◆ Job
Write each line of the material exactly as given, from the top through the line that contains "from matplotlib.lines import Line2D", and omit all pictures.
═════ Stored data
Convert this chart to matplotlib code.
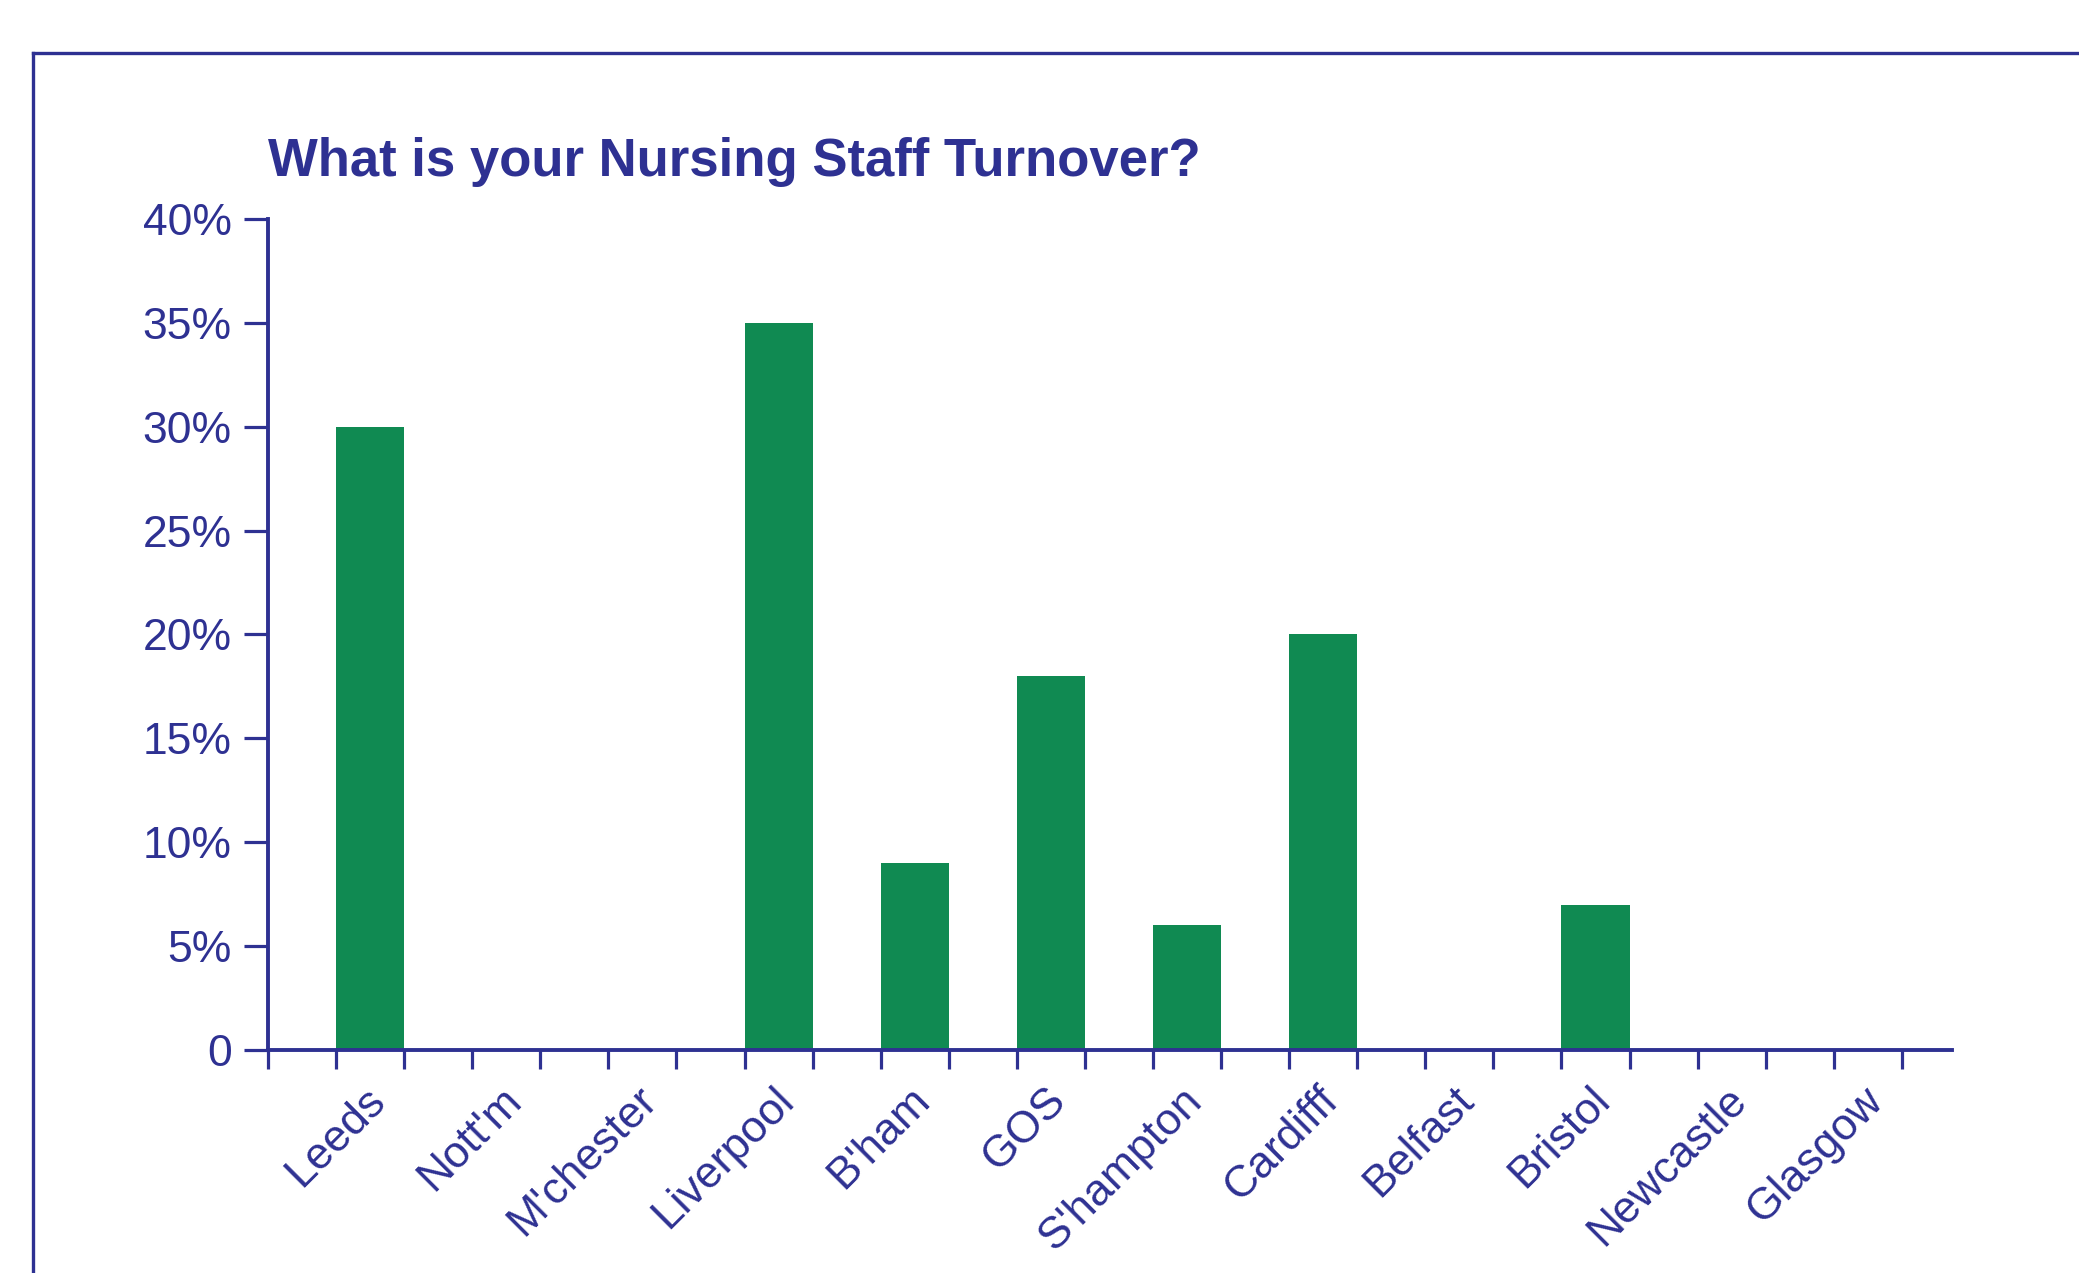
import numpy as np
import matplotlib
matplotlib.use('Agg')
from matplotlib import pyplot as plt
from matplotlib.lines import Line2D

# chart data
sites = ['Leeds', "Nott'm", "M'chester", 'Liverpool', "B'ham", 'GOS',
         "S'hampton", 'Cardifff', 'Belfast', 'Bristol', 'Newcastle', 'Glasgow']
turnover = [30, 0, 0, 35, 9, 18, 6, 20, 0, 7, 0, 0]
ytick_vals = [0, 5, 10, 15, 20, 25, 30, 35, 40]
ytick_labels = ['0', '5%', '10%', '15%', '20%', '25%', '30%', '35%', '40%']

BLUE = '#2E3192'
GREEN = '#108A52'

plt.rcParams['font.family'] = ['Liberation Sans', 'DejaVu Sans']

fig = plt.figure(figsize=(20.79, 12.73), dpi=100)
ax = fig.add_axes([0.1289, 0.1752, 0.939 - 0.1289, 0.828 - 0.1752])

x = np.arange(len(sites))
ax.bar(x, turnover, width=0.5, color=GREEN, zorder=2)

ax.set_ylim(0, 40)
ax.set_xlim(-0.75, 11.62)
ax.set_yticks(ytick_vals)
ax.set_yticklabels(ytick_labels)

# tick marks at bar edges, no labels there
edges = np.arange(-0.75, 11.3, 0.5)
ax.set_xticks(edges)
ax.set_xticklabels([])

for s in ['top', 'right']:
	ax.spines[s].set_visible(False)
for s in ['left', 'bottom']:
	ax.spines[s].set_color(BLUE)
	ax.spines[s].set_linewidth(2.8)

ax.tick_params(axis='y', colors=BLUE, length=17, width=2.3, pad=9, labelsize=32)
ax.tick_params(axis='x', colors=BLUE, length=14, width=2.3)

for i, name in enumerate(sites):
	ax.annotate(name, xy=(i + 0.17, 0), xycoords=('data', 'axes fraction'),
				xytext=(0, -21), textcoords='offset points',
				rotation=45, ha='right', va='top', fontsize=32, color=BLUE)

fig.text(268 / 2079, 1 - 176 / 1273, 'What is your Nursing Staff Turnover?',
		 fontsize=38, fontweight='bold', color=BLUE, ha='left', va='baseline')

# outer frame lines
fig.add_artist(Line2D([33 / 2079, 1.0], [1 - 53 / 1273, 1 - 53 / 1273],
					  color=BLUE, linewidth=2.4))
fig.add_artist(Line2D([33 / 2079, 33 / 2079], [0, 1 - 53 / 1273],
					  color=BLUE, linewidth=2.4))

fig.savefig('out.png', dpi=100)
══════════
◆ Final result
Convert this chart to matplotlib code.
import numpy as np
import matplotlib
matplotlib.use('Agg')
from matplotlib import pyplot as plt
from matplotlib.lines import Line2D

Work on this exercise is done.